BLORA, SULAWESION.COM – Pagi itu, langit Blora tampak biasa saja. Namun di dalam Pendopo Rumah Dinas Bupati, sesuatu yang tak biasa sedang berlangsung—sebuah ruang refleksi di tengah birokrasi yang sibuk, sebuah jeda yang diisi dengan kedalaman, bukan laporan.
Seluruh jajaran Aparatur Sipil Negara (ASN), mulai dari eselon atas hingga Forkopimda, bahkan perwakilan TNI-Polri dan tokoh ormas, hadir bukan untuk rapat teknis atau sidang program kerja. Mereka hadir untuk sesuatu yang lebih sunyi—dan justru lebih dalam: pembekalan rohani dari seorang ulama besar Jawa Timur, KH. Muhammad Abdurrahman Kautsar, atau yang akrab dipanggil Gus Kautsar.
Gus Kautsar bukan sekadar datang untuk berceramah. Ia hadir membawa pesan yang menggugah: bahwa melayani masyarakat bukan hanya soal kebijakan, tapi soal niat dan integritas batin. Di hadapan para pelayan negara itu, ia menyampaikan empat wasiat yang seketika mengubah pendopo menjadi ruang kontemplasi.
Baca juga: Salza Siswi DKV SMKN 1 Cepu Magang di Diskominfo Blora, Bawa Misi Literasi Digital Kaum Muda
“Jika niat ASN adalah memudahkan urusan umat, maka setiap kebijakan akan jadi jalan keberkahan,” ujar Gus Kautsar membuka pesannya.

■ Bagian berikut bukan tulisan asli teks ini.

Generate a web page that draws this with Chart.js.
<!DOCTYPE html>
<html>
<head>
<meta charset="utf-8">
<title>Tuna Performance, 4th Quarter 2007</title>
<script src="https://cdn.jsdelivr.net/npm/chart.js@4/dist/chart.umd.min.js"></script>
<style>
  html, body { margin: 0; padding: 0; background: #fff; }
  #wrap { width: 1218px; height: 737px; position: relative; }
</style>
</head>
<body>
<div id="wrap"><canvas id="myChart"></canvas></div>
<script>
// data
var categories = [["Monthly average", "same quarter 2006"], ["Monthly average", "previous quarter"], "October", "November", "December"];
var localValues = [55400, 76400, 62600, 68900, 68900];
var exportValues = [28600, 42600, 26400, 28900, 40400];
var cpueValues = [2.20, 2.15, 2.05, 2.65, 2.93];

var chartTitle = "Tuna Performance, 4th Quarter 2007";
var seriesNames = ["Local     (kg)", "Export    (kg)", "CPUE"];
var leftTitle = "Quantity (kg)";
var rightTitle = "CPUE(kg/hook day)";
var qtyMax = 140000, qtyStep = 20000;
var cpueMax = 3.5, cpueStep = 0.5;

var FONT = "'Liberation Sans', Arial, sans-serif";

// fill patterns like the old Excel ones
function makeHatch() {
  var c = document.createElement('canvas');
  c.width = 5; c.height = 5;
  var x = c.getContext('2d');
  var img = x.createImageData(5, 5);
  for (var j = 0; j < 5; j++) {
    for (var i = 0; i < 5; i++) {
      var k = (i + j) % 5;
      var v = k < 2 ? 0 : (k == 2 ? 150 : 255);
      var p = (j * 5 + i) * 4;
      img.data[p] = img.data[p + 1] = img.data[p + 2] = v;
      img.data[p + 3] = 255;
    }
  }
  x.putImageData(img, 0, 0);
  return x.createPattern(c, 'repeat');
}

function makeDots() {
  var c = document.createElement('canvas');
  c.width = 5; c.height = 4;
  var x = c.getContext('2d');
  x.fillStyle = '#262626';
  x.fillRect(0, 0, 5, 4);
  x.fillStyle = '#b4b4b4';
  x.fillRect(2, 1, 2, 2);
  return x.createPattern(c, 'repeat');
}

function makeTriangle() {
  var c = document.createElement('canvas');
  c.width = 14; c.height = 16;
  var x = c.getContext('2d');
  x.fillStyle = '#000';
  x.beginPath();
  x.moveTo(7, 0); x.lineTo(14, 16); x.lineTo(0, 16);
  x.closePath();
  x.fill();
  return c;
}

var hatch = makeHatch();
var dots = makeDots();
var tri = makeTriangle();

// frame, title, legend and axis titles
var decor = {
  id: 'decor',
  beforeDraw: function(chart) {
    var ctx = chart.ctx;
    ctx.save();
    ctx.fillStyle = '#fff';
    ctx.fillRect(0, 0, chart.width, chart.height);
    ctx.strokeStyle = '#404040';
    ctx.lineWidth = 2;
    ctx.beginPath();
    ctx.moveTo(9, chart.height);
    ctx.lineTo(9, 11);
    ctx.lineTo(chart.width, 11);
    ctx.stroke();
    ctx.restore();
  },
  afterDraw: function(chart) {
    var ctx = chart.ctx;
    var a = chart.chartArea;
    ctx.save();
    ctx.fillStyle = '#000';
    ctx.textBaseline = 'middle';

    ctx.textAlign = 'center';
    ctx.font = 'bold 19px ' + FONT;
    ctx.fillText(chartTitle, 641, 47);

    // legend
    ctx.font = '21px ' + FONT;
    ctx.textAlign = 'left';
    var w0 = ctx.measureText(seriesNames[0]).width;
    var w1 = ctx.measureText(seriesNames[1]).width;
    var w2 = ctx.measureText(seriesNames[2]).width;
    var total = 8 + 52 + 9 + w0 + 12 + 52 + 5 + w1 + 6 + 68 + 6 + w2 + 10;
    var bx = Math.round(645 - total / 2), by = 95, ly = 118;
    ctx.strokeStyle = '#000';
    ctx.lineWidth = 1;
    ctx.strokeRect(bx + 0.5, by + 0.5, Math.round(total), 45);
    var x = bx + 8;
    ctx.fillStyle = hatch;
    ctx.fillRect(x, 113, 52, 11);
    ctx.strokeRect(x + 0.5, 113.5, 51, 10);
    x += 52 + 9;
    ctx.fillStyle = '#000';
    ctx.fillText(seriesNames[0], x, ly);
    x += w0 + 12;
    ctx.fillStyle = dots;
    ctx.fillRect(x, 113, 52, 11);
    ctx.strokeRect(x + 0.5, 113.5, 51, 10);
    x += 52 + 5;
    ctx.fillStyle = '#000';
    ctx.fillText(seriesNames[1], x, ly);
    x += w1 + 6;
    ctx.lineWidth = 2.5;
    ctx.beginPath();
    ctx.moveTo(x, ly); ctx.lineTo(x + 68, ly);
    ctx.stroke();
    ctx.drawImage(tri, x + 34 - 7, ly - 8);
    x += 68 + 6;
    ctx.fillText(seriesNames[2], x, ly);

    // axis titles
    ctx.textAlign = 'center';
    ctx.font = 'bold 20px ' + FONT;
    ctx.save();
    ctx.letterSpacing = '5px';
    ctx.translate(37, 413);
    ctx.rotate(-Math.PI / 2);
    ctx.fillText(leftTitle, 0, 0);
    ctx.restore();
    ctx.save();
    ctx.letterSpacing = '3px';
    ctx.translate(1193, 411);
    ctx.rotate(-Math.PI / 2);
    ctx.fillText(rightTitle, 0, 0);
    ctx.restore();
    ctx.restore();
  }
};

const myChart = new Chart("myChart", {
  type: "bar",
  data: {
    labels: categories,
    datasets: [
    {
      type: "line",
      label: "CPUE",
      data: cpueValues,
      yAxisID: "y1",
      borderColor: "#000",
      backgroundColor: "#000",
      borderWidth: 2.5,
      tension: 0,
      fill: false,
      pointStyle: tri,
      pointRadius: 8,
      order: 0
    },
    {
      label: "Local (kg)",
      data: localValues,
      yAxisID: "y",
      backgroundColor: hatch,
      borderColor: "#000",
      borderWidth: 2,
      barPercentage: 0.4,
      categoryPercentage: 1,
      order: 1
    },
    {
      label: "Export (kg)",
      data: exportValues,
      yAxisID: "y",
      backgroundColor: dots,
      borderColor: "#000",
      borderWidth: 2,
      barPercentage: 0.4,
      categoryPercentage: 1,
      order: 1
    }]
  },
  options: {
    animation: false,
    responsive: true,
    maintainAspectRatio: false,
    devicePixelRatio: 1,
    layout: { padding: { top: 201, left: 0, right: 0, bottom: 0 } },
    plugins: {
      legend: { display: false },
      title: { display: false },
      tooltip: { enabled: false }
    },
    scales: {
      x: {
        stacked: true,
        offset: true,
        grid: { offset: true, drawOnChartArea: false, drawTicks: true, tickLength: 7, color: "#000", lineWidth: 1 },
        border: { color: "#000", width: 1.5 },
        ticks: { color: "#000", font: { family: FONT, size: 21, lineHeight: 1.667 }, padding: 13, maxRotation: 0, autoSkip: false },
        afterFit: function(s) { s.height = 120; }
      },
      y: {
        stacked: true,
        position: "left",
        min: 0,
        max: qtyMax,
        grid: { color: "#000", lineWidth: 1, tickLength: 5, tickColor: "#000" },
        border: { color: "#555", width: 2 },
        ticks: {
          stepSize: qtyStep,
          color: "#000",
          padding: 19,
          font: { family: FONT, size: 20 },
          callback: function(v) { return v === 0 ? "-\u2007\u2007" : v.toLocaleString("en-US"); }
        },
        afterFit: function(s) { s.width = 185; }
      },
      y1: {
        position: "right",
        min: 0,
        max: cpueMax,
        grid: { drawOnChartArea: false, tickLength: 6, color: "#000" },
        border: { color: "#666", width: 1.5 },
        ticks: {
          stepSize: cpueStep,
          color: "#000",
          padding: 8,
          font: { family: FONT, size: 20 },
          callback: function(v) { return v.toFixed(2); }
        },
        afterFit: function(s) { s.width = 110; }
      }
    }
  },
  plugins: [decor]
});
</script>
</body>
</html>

Ia kemudian menuntun hadirin untuk menyelami empat pondasi spiritual birokrasi:
Permudah akses masyarakat terhadap pelayanan.
Hilangkan hal-hal yang membuat rakyat resah dan rumit.
Jangan pernah sombong dengan jabatan—sebab dunia berputar.
Jadilah kebanggaan keluarga dan masyarakat, bukan hanya pejabat tanpa jejak keteladanan.
Gus Kautsar menyampaikan itu semua bukan dengan nada tinggi, tapi dengan getar ketulusan yang terasa merayap ke relung setiap peserta. Bahkan, sesekali, ia menyelipkan humor khas pesantren—namun tak mengurangi ketajaman maknanya.
“Ojo dumeh. Jangan mentang-mentang punya jabatan, lalu semena-mena. Dunia itu muter, jenengan sekarang di atas, besok bisa di bawah. Tapi yang lebih berbahaya, kadang tetap di atas… lalu lupa daratan.”
Suasana semakin hening saat ia menyampaikan bahwa satu tanda tangan ASN—dalam bentuk sebuah kebijakan—bisa lebih dahsyat dari khutbah dua jam di atas mimbar. Bukan meremehkan peran ulama, tetapi menegaskan kekuatan pengaruh pejabat yang amanah.
“Kalau Bupati bikin aturan: matikan HP dan TV selepas maghrib untuk pelajar supaya ngaji, insyaAllah jalan. Tapi kalau Kyai yang bilang, bisa-bisa bibirnya sariawan, tetap saja tidak digubris. Maka jangan sepelekan amanah jabatan,” tegasnya.
Bupati Blora, Dr. H. Arief Rohman, M.Si, yang duduk di barisan depan, menyimak dengan mata serius namun bening. Seusai sesi, ia menyampaikan rasa terima kasih yang dalam.
“Kami sadar, tekanan kerja ASN tinggi. Target pemerintah pusat, tuntutan masyarakat, semuanya menumpuk. Tapi tanpa kekuatan ruhani, semua bisa kehilangan arah. Terima kasih Gus Kautsar, ini bukan sekadar tausiyah, ini pengingat,” ucapnya.
Ia pun membuka ruang untuk kemungkinan kebijakan konkret dari ide Gus Kautsar—seperti program pembatasan gawai malam hari bagi pelajar—sebagai bentuk nyata pendidikan karakter dari rumah.
“Akan kami pelajari. Blora harus berani jadi pelopor untuk pendidikan akhlak anak-anak kita,” tambahnya.
Kegiatan ini juga disiarkan langsung melalui kanal YouTube Pemkab Blora, memungkinkan ASN yang tak bisa hadir tetap merasakan atmosfer yang tercipta.
Di saat banyak daerah berlomba merancang program megah, Blora memilih langkah yang lebih sunyi—menata batin para pelayan masyarakatnya. Sebab mereka tahu, dari niat yang benar lahir birokrasi yang benar. Dari hati yang bersih, lahir pelayanan yang bersih.
Dan mungkin, di pendopo sederhana itu, hari itu, telah lahir wajah baru dari pelayanan publik Indonesia.